Antonio Cabrera

Personal information
- Full name: Antonio Cabrera Prates
- Place of birth: Paraguay
- Position: Defender

Senior career*
- Years: Team / Apps / (Gls)
- 1946–1953: Club Libertad
- 1954–1955: Bangu
- 1956–1957: Club Libertad

International career
- 1949–1954: Paraguay / 10 / (0)

Medal record
Representing Paraguay
Copa América
| Winner | 1953 Peru |  |

= Antonio Cabrera (Paraguayan footballer) =

Paraguayan footballer

Antonio Cabrera Prates (died before 1 April 2003) was a Paraguayan football defender who was part of Paraguay's squads for the 1950 FIFA World Cup. and the 1953 South American Championship, the latter of which being won by Paraguay.
He also played for Club Libertad. Cabrera is deceased.

==International career==
Cabrera was selected in Paraguay's squad for the 1949 South American Championship and played only one game in the tournament, on 13 April against Peru. It was his first cap with Paraguay.

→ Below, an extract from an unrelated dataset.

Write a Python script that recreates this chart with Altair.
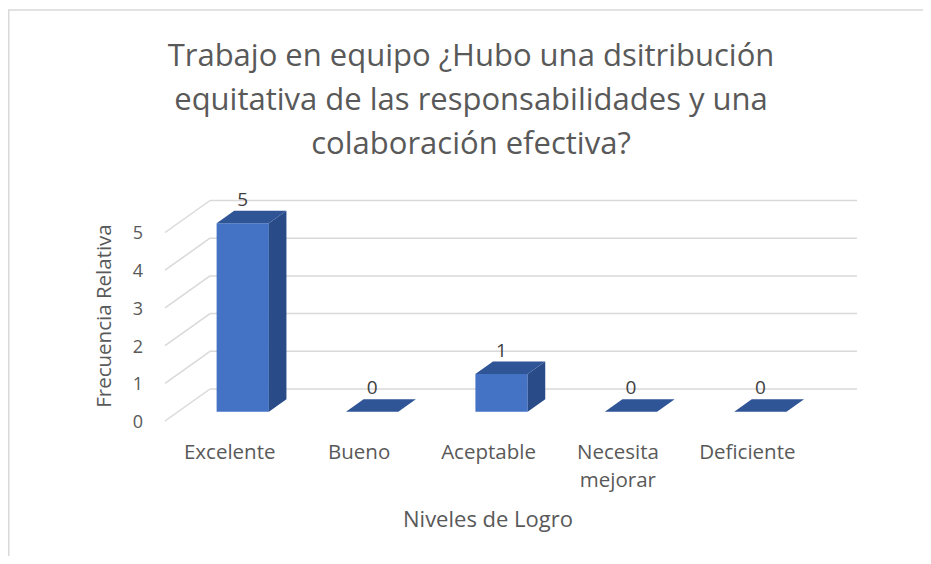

Cabrera was also part of the Paraguay squad at the 1950 World Cup but was an unused substitute and played neither of Paraguay’s two games against Sweden and Italy.

In 1951 he played two friendlies, on 5 March against Chile, and on 7 March against Argentina.

Cabrera was selected for the 1953 South American Championship, and played three games as Paraguay won its first Copa America.

Finally, he played four games during 1954 FIFA World Cup qualification, the game against Brazil on 21 March 1954 being his 10th and last cap with Paraguay.